Boys will aways see their sexual urges/drive  relfected in my sensual  photos and its all their projections because most men fail to not only get me but they fail to understand a woman like me who is not everyone’s cup of tea.

I am a woman in progress and i am interested in men not boys.

A real man would see what i see in myself at this point in time:he would be curious to get to know me…he would see beauty, grace,wilderness, softness, an erotic and passionate woman that has a colorful spirit and he would crave to explore me…not cage me into his assumtions that have nothing to do with who i am in my essence.

A real man would take his time to get to know me…beyond my apperiances and he would celebrate my wild nature being open to discover the spirit within me.

A real man would not assume or tame an empowered woman that is taking her magic back and is creating beauty out of herself in all possible ways.

And there is this huge difference between boys and men and i quit chosing boys long time ago.
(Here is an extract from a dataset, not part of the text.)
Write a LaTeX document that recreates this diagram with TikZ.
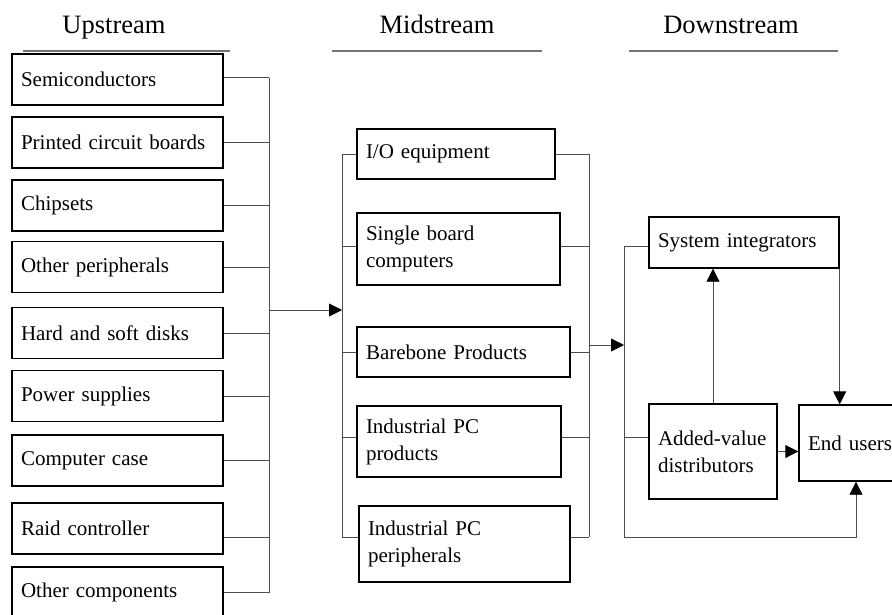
\documentclass[tikz,border=0pt]{standalone}
\usepackage{fontspec}
\setmainfont{Liberation Serif}
\usepackage{tikz}
\usetikzlibrary{arrows.meta, calc, positioning}
\newcommand{\boxfont}{\fontsize{21}{27}\selectfont}
\newcommand{\headfont}{\fontsize{26.5}{30}\selectfont}

\tikzset{
    part/.style={draw, line width=1.4pt, font=\boxfont, align=left,
        inner xsep=9pt, inner ysep=0pt, anchor=center},
    link/.style={draw=black!70, line width=0.9pt},
    flow/.style={link, -{Triangle[length=13pt,width=13pt,color=black]}},
    rule/.style={draw=black!55, line width=1.6pt},
    head/.style={font=\headfont, anchor=base, inner sep=0pt}
}

\begin{document}
\begin{tikzpicture}[x=1pt, y=-1pt]
    \useasboundingbox (0,0) rectangle (892,614);

    % column headings
    \node[head] (up) at (114,33) {Upstream};
    \node[head] (mid) at (437,33) {Midstream};
    \node[head] (down) at (731,33) {Downstream};
    \draw[rule] (23,51) -- (230,51);
    \draw[rule] (332,51) -- (542,51);
    \draw[rule] (629,51) -- (838,51);

    % upstream
    \node[part, text width=193pt, minimum height=51pt] (semi) at (117.5,79.5) {Semiconductors};
    \node[part, text width=193pt, minimum height=51pt] (pcb) at (117.5,142.5) {Printed circuit boards};
    \node[part, text width=193pt, minimum height=51pt] (chip) at (117.5,205.5) {Chipsets};
    \node[part, text width=193pt, minimum height=51pt] (periph) at (117.5,267) {Other peripherals};
    \node[part, text width=193pt, minimum height=51pt] (disk) at (117.5,333) {Hard and soft disks};
    \node[part, text width=193pt, minimum height=51pt] (power) at (117.5,396) {Power supplies};
    \node[part, text width=193pt, minimum height=51pt] (case) at (117.5,460.5) {Computer case};
    \node[part, text width=193pt, minimum height=51pt] (raid) at (117.5,528.5) {Raid controller};
    \node[part, text width=193pt, minimum height=51pt] (comp) at (117.5,592.5) {Other components};

    % midstream
    \node[part, text width=180pt, minimum height=50pt] (io) at (456,154) {I/O equipment};
    \node[part, text width=185pt, minimum height=72pt] (sbc) at (458.5,249) {Single board\\computers};
    \node[part, text width=195pt, minimum height=50pt] (bare) at (463.5,352) {Barebone Products};
    \node[part, text width=186pt, minimum height=71pt] (ipc) at (459,441.5) {Industrial PC\\products};
    \node[part, text width=193pt, minimum height=76pt] (ipp) at (464.5,544) {Industrial PC\\peripherals};

    % downstream
    \node[part, text width=172pt, minimum height=51pt] (sysint) at (744,242.5) {System integrators};
    \node[part, text width=110pt, minimum height=95pt] (avd) at (713,451.5) {Added-value\\distributors};
    \node[part, text width=90pt, minimum height=76pt] (endu) at (853,443) {End users};

    % bus lines
    \coordinate (ubus) at (269,0);
    \coordinate (lbus) at (342,0);
    \coordinate (rbus) at (589,0);
    \coordinate (dbus) at (624,0);
    \coordinate (uout) at (269,310);
    \coordinate (mout) at (589,345);
    \coordinate (dbot) at (624,537);
    \coordinate (ecorner) at (856,537);

    \draw[link] ([yshift=2pt]semi.east) -- ([yshift=2pt]semi.east -| ubus);
    \draw[link] (pcb.east) -- (pcb.east -| ubus);
    \draw[link] (chip.east) -- (chip.east -| ubus);
    \draw[link] (periph.east) -- (periph.east -| ubus);
    \draw[link] (disk.east) -- (disk.east -| ubus);
    \draw[link] (power.east) -- (power.east -| ubus);
    \draw[link] (case.east) -- (case.east -| ubus);
    \draw[link] ([yshift=-8.5pt]raid.east) -- ([yshift=-8.5pt]raid.east -| ubus);
    \draw[link] (comp.east) -- (comp.east -| ubus);
    \draw[link] ([yshift=2pt]semi.east -| ubus) -- (comp.east -| ubus);
    \draw[flow] (uout) -- (uout -| lbus);

    \draw[link] (io.west) -- (io.west -| lbus);
    \draw[link] ([yshift=3pt]sbc.west) -- ([yshift=3pt]sbc.west -| lbus);
    \draw[link] (bare.west) -- (bare.west -| lbus);
    \draw[link] ([yshift=4.5pt]ipc.west) -- ([yshift=4.5pt]ipc.west -| lbus);
    \draw[link] ([yshift=7pt]ipp.west) -- ([yshift=7pt]ipp.west -| lbus);
    \draw[link] (io.west -| lbus) -- ([yshift=7pt]ipp.west -| lbus);

    \draw[link] (io.east) -- (io.east -| rbus);
    \draw[link] ([yshift=3pt]sbc.east) -- ([yshift=3pt]sbc.east -| rbus);
    \draw[link] (bare.east) -- (bare.east -| rbus);
    \draw[link] ([yshift=4.5pt]ipc.east) -- ([yshift=4.5pt]ipc.east -| rbus);
    \draw[link] ([yshift=7pt]ipp.east) -- ([yshift=7pt]ipp.east -| rbus);
    \draw[link] (io.east -| rbus) -- ([yshift=7pt]ipp.east -| rbus);
    \draw[flow] (mout) -- (mout -| dbus);

    \draw[link] ([yshift=-3.5pt]sysint.west) -- ([yshift=-3.5pt]sysint.west -| dbus);
    \draw[link] ([yshift=14.5pt]avd.west) -- ([yshift=14.5pt]avd.west -| dbus);
    \draw[link] ([yshift=-3.5pt]sysint.west -| dbus) -- (dbot);
    \draw[flow] (dbot) -- (ecorner) -- (ecorner |- endu.south);

    \draw[flow] (avd.north) -- (avd.north |- sysint.south);
    \draw[flow] (sysint.south east) -- (sysint.south east |- endu.north);
    \draw[flow] (avd.east) -- (avd.east -| endu.west);
\end{tikzpicture}
\end{document}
Only men can approach me and get a taste of my spirit.

And no i am not for everyone.

Those that know me well know this for a fact.

I chose whom i allow in my life and whom not.

I have the power of choice and the power of magic making and so shall it be.

And i am not “easy”…not because i want to be “ difficult” like some immature men have told me in the past but because i am worth more and i won’t settle for the shallows of anyone.

I am deep…i am wild…i am erotic and sensual…i am soft and vulnerable…

Not everyone can actually handle me.